DATASET EXTRACT:
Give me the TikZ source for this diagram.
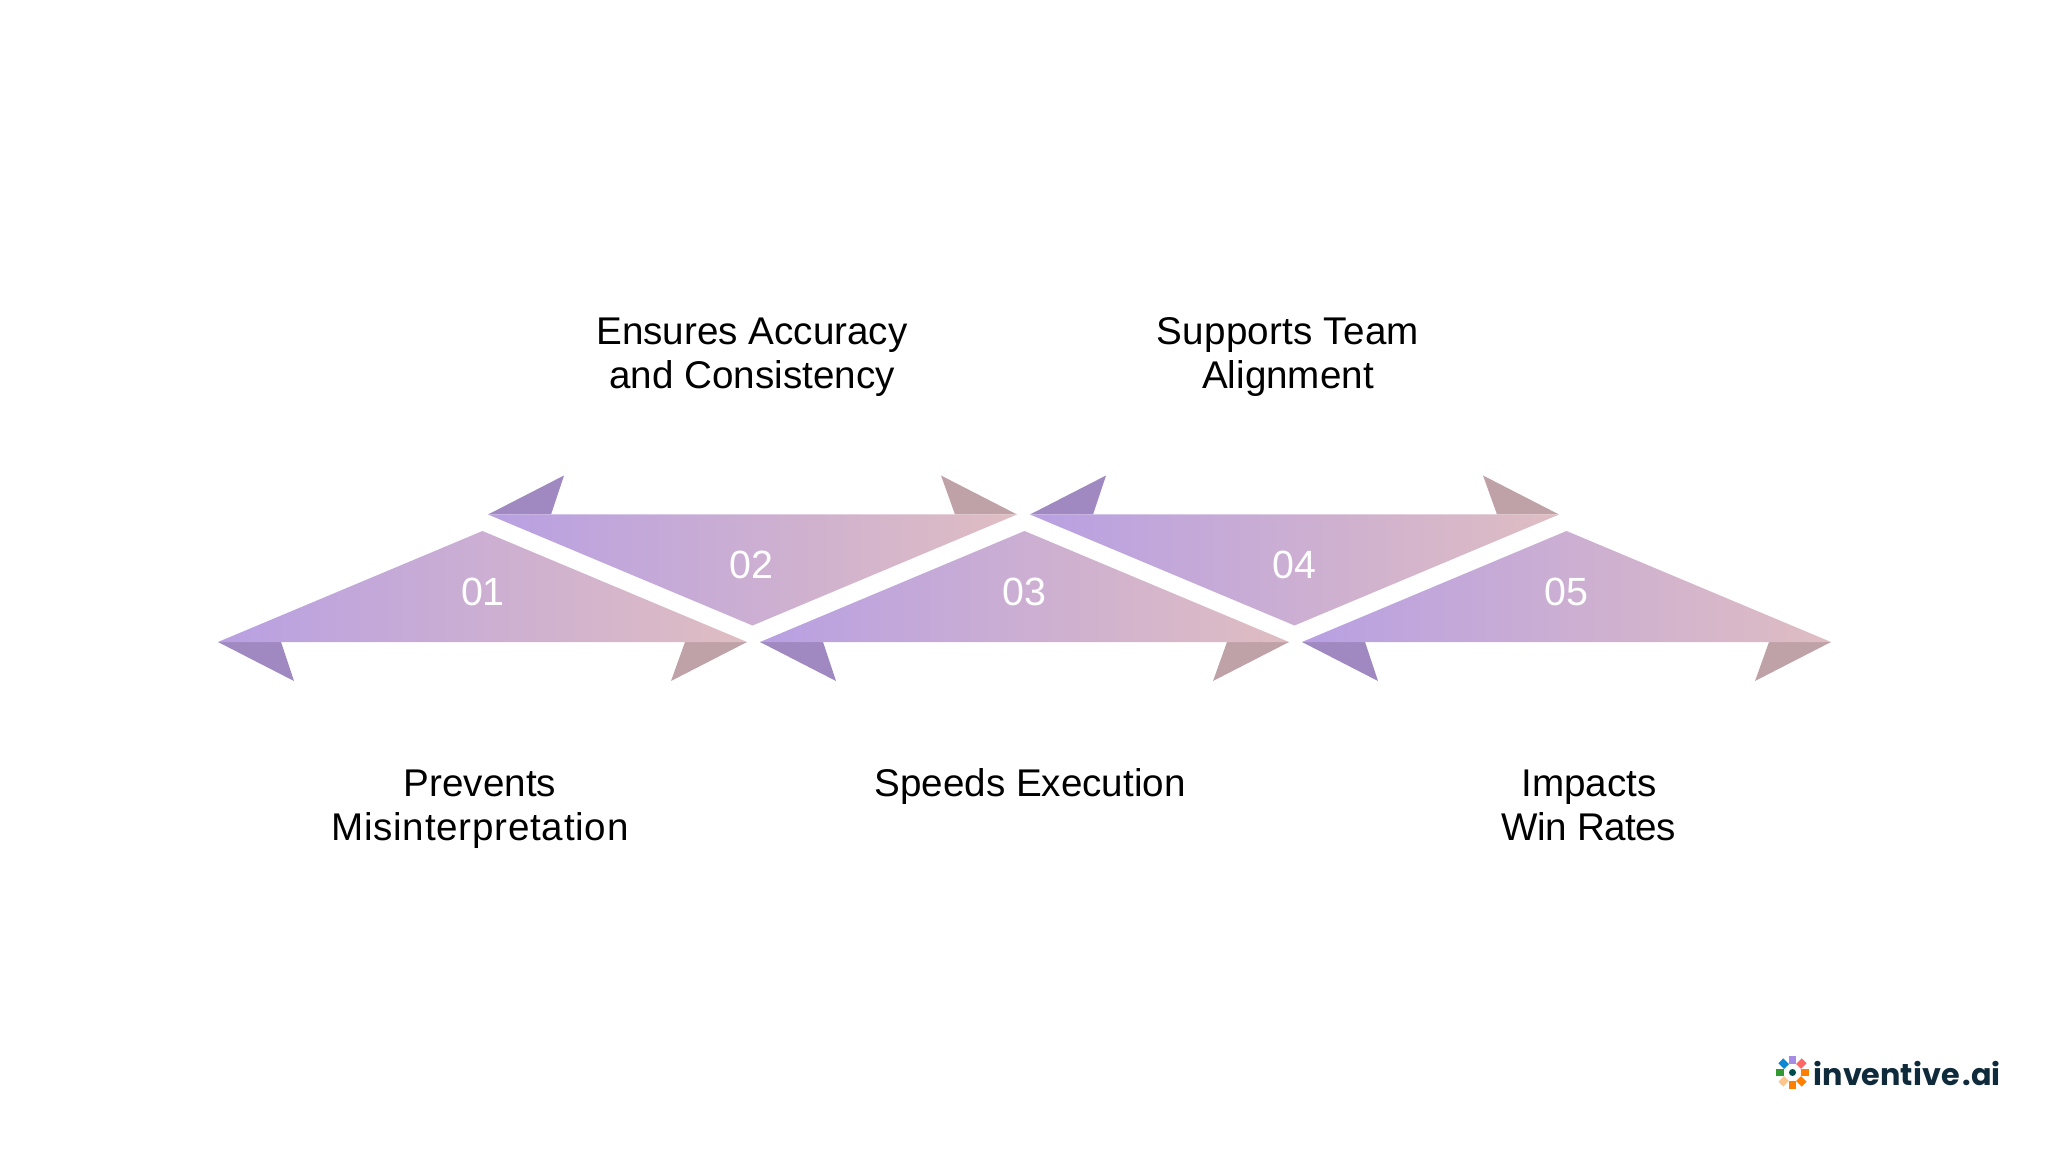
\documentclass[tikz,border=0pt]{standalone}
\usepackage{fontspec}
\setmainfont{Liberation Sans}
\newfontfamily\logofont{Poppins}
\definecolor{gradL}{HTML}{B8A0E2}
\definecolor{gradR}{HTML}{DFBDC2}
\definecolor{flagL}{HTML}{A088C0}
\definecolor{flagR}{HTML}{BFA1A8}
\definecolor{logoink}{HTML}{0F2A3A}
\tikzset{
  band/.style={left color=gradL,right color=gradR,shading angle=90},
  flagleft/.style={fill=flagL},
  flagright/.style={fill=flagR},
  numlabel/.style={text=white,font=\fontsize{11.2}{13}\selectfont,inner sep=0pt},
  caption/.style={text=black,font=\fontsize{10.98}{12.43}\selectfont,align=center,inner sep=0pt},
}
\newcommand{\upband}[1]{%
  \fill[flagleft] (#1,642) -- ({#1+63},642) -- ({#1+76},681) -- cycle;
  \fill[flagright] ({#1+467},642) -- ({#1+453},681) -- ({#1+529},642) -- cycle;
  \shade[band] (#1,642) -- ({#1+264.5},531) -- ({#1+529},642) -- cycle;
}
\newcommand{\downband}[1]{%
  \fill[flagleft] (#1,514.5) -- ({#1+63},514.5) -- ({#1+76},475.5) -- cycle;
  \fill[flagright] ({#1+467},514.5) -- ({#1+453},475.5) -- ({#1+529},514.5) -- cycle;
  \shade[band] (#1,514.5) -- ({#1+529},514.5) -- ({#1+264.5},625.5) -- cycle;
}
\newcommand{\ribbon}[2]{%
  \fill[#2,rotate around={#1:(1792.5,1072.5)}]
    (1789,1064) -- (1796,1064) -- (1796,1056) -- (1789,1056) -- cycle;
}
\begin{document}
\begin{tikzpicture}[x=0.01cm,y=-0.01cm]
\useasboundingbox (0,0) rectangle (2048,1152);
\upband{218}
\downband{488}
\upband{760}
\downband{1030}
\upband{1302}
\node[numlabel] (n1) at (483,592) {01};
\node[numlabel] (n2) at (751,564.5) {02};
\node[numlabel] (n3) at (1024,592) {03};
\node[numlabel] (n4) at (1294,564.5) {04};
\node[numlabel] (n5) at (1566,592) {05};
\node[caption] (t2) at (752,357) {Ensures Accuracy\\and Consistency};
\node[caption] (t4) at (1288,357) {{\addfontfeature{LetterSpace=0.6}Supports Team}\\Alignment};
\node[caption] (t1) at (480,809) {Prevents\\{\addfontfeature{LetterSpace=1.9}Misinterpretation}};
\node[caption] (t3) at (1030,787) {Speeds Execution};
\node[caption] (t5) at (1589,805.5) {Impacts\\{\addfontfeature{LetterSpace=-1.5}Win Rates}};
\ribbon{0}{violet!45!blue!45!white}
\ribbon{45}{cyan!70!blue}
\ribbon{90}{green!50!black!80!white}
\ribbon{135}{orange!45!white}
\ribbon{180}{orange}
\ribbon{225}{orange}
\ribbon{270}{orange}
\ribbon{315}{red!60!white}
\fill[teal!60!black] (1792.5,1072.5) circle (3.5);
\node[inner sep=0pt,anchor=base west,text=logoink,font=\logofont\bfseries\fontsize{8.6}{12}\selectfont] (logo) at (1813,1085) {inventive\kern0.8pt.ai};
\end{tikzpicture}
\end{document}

SET PROBLEM: Write out the material above once more, exactly as it reads, with no pictures.

EXERCISE RESPONSE:
Give me the TikZ source for this diagram.
\documentclass[tikz,border=0pt]{standalone}
\usepackage{fontspec}
\setmainfont{Liberation Sans}
\newfontfamily\logofont{Poppins}
\definecolor{gradL}{HTML}{B8A0E2}
\definecolor{gradR}{HTML}{DFBDC2}
\definecolor{flagL}{HTML}{A088C0}
\definecolor{flagR}{HTML}{BFA1A8}
\definecolor{logoink}{HTML}{0F2A3A}
\tikzset{
  band/.style={left color=gradL,right color=gradR,shading angle=90},
  flagleft/.style={fill=flagL},
  flagright/.style={fill=flagR},
  numlabel/.style={text=white,font=\fontsize{11.2}{13}\selectfont,inner sep=0pt},
  caption/.style={text=black,font=\fontsize{10.98}{12.43}\selectfont,align=center,inner sep=0pt},
}
\newcommand{\upband}[1]{%
  \fill[flagleft] (#1,642) -- ({#1+63},642) -- ({#1+76},681) -- cycle;
  \fill[flagright] ({#1+467},642) -- ({#1+453},681) -- ({#1+529},642) -- cycle;
  \shade[band] (#1,642) -- ({#1+264.5},531) -- ({#1+529},642) -- cycle;
}
\newcommand{\downband}[1]{%
  \fill[flagleft] (#1,514.5) -- ({#1+63},514.5) -- ({#1+76},475.5) -- cycle;
  \fill[flagright] ({#1+467},514.5) -- ({#1+453},475.5) -- ({#1+529},514.5) -- cycle;
  \shade[band] (#1,514.5) -- ({#1+529},514.5) -- ({#1+264.5},625.5) -- cycle;
}
\newcommand{\ribbon}[2]{%
  \fill[#2,rotate around={#1:(1792.5,1072.5)}]
    (1789,1064) -- (1796,1064) -- (1796,1056) -- (1789,1056) -- cycle;
}
\begin{document}
\begin{tikzpicture}[x=0.01cm,y=-0.01cm]
\useasboundingbox (0,0) rectangle (2048,1152);
\upband{218}
\downband{488}
\upband{760}
\downband{1030}
\upband{1302}
\node[numlabel] (n1) at (483,592) {01};
\node[numlabel] (n2) at (751,564.5) {02};
\node[numlabel] (n3) at (1024,592) {03};
\node[numlabel] (n4) at (1294,564.5) {04};
\node[numlabel] (n5) at (1566,592) {05};
\node[caption] (t2) at (752,357) {Ensures Accuracy\\and Consistency};
\node[caption] (t4) at (1288,357) {{\addfontfeature{LetterSpace=0.6}Supports Team}\\Alignment};
\node[caption] (t1) at (480,809) {Prevents\\{\addfontfeature{LetterSpace=1.9}Misinterpretation}};
\node[caption] (t3) at (1030,787) {Speeds Execution};
\node[caption] (t5) at (1589,805.5) {Impacts\\{\addfontfeature{LetterSpace=-1.5}Win Rates}};
\ribbon{0}{violet!45!blue!45!white}
\ribbon{45}{cyan!70!blue}
\ribbon{90}{green!50!black!80!white}
\ribbon{135}{orange!45!white}
\ribbon{180}{orange}
\ribbon{225}{orange}
\ribbon{270}{orange}
\ribbon{315}{red!60!white}
\fill[teal!60!black] (1792.5,1072.5) circle (3.5);
\node[inner sep=0pt,anchor=base west,text=logoink,font=\logofont\bfseries\fontsize{8.6}{12}\selectfont] (logo) at (1813,1085) {inventive\kern0.8pt.ai};
\end{tikzpicture}
\end{document}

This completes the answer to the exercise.